New Jersey Gov. Chris Christie has endorsed Idaho Gov. C.L. "Butch" Otter for a third term at a Republican Party campaign fundraising event in northern Idaho.


Governor Chris Christie answers press questions at the State House (Governor's Office/Tim Larsen)

The Coeur d'Alene Press reports the event at the Coeur d'Alene Resort on Friday evening drew about 350 people to hear Christie talk about the GOP and why Idaho should re-elect Otter.

"I came out here to Idaho because I don't want any doubt in anyone's mind, if there was, that I am for Butch Otter," Christie said. "And if you like the way I do business, you must love the way he does business in Idaho. He does an amazing job. See, Butch and I became best friends because we are the same kind of folks. I am sure you never have to wonder what is on Butch Otter's mind."

Otter has not officially announced he's seeking a third term, but he's hired a campaign manager. Otter faces a primary challenge in state Sen. Russ Fulcher, a conservative lawmaker from Meridian who says he disagrees with Otter's decision to establish a state-run health insurance exchange under the federal Affordable Care Act.

The winner will face Anthony Joseph "A.J." Balukoff, who announced his candidacy Tuesday and so far has no Democratic rival in May's primary.


Idaho Governor C.L. "Butch" Otter (Gov. Otter website)

The New Jersey governor easily won re-election in November, but has downplayed his front-runner status for the 2016 Republican presidential nomination.

Christie said he and his wife, Mary Pat, became good friends with Otter and his wife, Lorie, in 2010 after Christie joined the Republican Governor's Association, which Christie now chairs. He said he came to Idaho to help build early support for Otter for both the primary and general election next year.

"Now, if you don't, you are going to see the other Chris Christie," he joked. "I will be back with a Jersey attitude, and that's not pretty.
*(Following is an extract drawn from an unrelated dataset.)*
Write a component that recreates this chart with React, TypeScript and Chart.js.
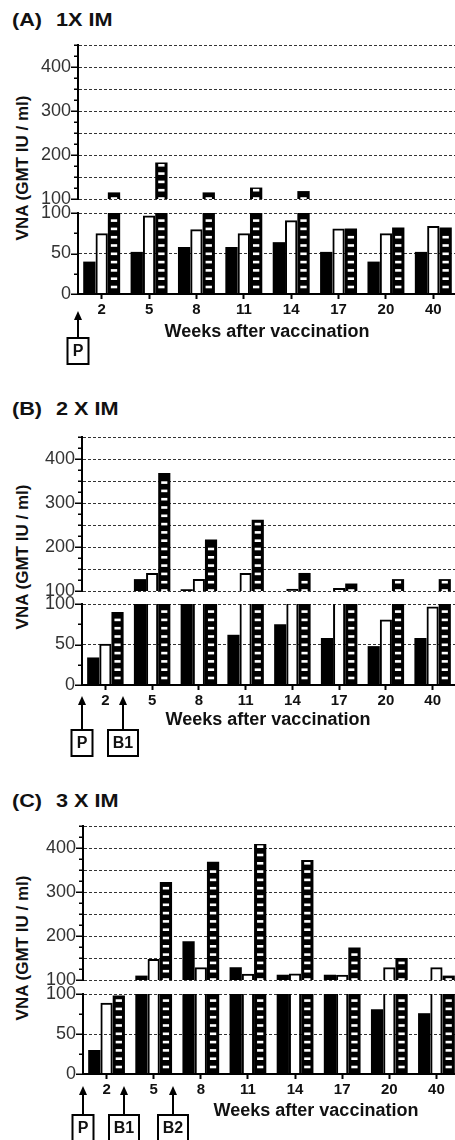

I'll tell you the truth, you don't want me back here angry."

Otter reminded the crowd he served in the U.S. House of Representatives before becoming Idaho's governor.
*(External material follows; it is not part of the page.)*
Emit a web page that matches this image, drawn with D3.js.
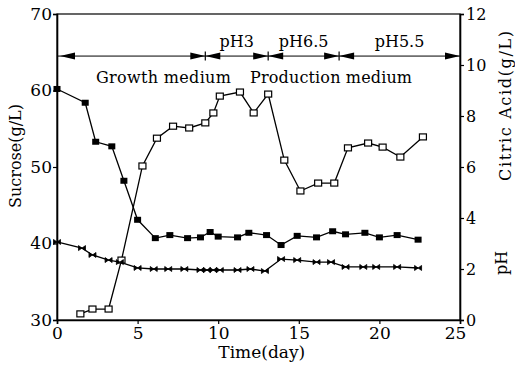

"One of the reasons I left Congress — after six years there being your representative — I thought to myself this is a great republic we have and it's worth saving, but I don't think it can be saved here in Washington, D.C., so I am going home," he said. "Because I think the only way we can save this great republic of ours is the same way it was created. It was the states that created this republic, and so I think it's up to the states to save it."